Funk, Soul, Reggae und Hip-Hop können gut miteinander. Der Rock bleibt ein Fremdkörper, den Delay aber gekonnt und im richtigen Maß einsetzt: Alles ist eine große Show. Es ist, als würde das Publikum auf einer Bad-Taste-Party selbstironisch „Hyper Hyper“ rufen, als beim Song „Wacken“ plötzlich in der ganzen Halle die gehörnten Fäuste in die Luft gehen, dann aber in Hip-Hop-Manier von oben nach unten wippen. Nur ein paar Kilometer weiter verkleiden sich im selben Moment Touristen aus aller Welt mit Lederhose oder Dirndl und spielen auf dem Oktoberfest den Bayern – hier im Zenith spielt man bei Jan Delay den Rocker. So unglaubwürdig das alles wirken mag: Der Rock ist einfach nur ein neuer Stil in der Jukebox, die Jan Delay zusammen mit seiner Band Disco No.1 darstellt. Eine Jukebox, die gute Stimmung macht, denn die neuen Hammer & Michel Songs sind ja auch richtig gut.

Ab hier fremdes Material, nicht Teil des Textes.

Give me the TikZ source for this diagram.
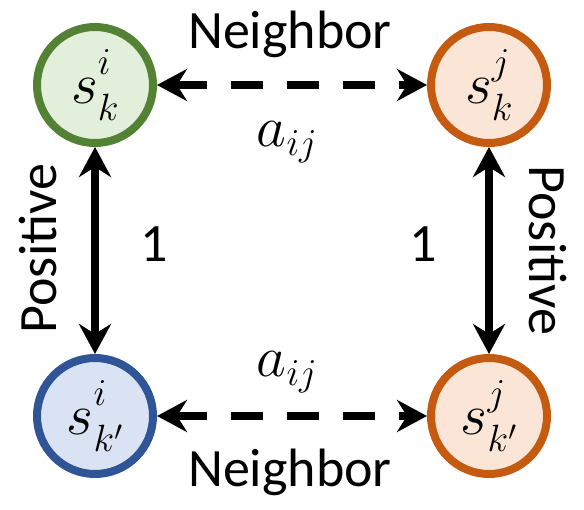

Beim Konzert wechseln sie sich ab mit Klassikern wie „Wir machen das klar“, „Türlich, Türlich, sicher Digger!“ (im bekannten Word-Up-Remix), „Ich möchte nicht, dass ihr meine Lieder singt“ oder „Feuer“. Dazwischen reihen sich Einlagen aus der internationalen Musik: Macklemore & Rian Lewis oder M.O.P. werden zitiert und vermischt mit Rap-Texten aus der Zeit, als Jan Delay noch Eißfeldt hieß (was er heute nur noch privat tut). Ein bisschen schade: Ich hätte einen Song wie „Füchse“ auch gerne auf dem Original-Beginner-Beat gehört. Aber das Publikum feiert trotzdem und keiner hat einen Grund, sich zu beschweren. Delay bringt alle seine großen Hits unter und sogar beliebte B-Seiten wie der Reggae-Song „B-Seite“ sind zu hören. Ich sehe einen Mann in seinen 30ern, der die Augen schließt und seine Hand hebt – Ich weiß genau, wie er sich gerade fühlt.

Jan Delay macht eine Wahnsinns-Show, auch wenn er selbst auf der Bühne ein bisschen zurückhaltend wirkt. Das gleicht die große Band mit ihren Soul-Sängerinnen und Bläsersätzen aber aus. Und für Unterhaltung ist spätestens gesorgt, als sich die männlichen Bandmitglieder mit den „De-Ladies“ (so nennt Jan seine Sängerinnen) ein Tanzbattle liefern. Ganz im Sinne von „Sie kann nicht tanzen“. Konnte sie aber doch, denn natürlich gewinnen die Mädels am Ende die Herzen des Publikums.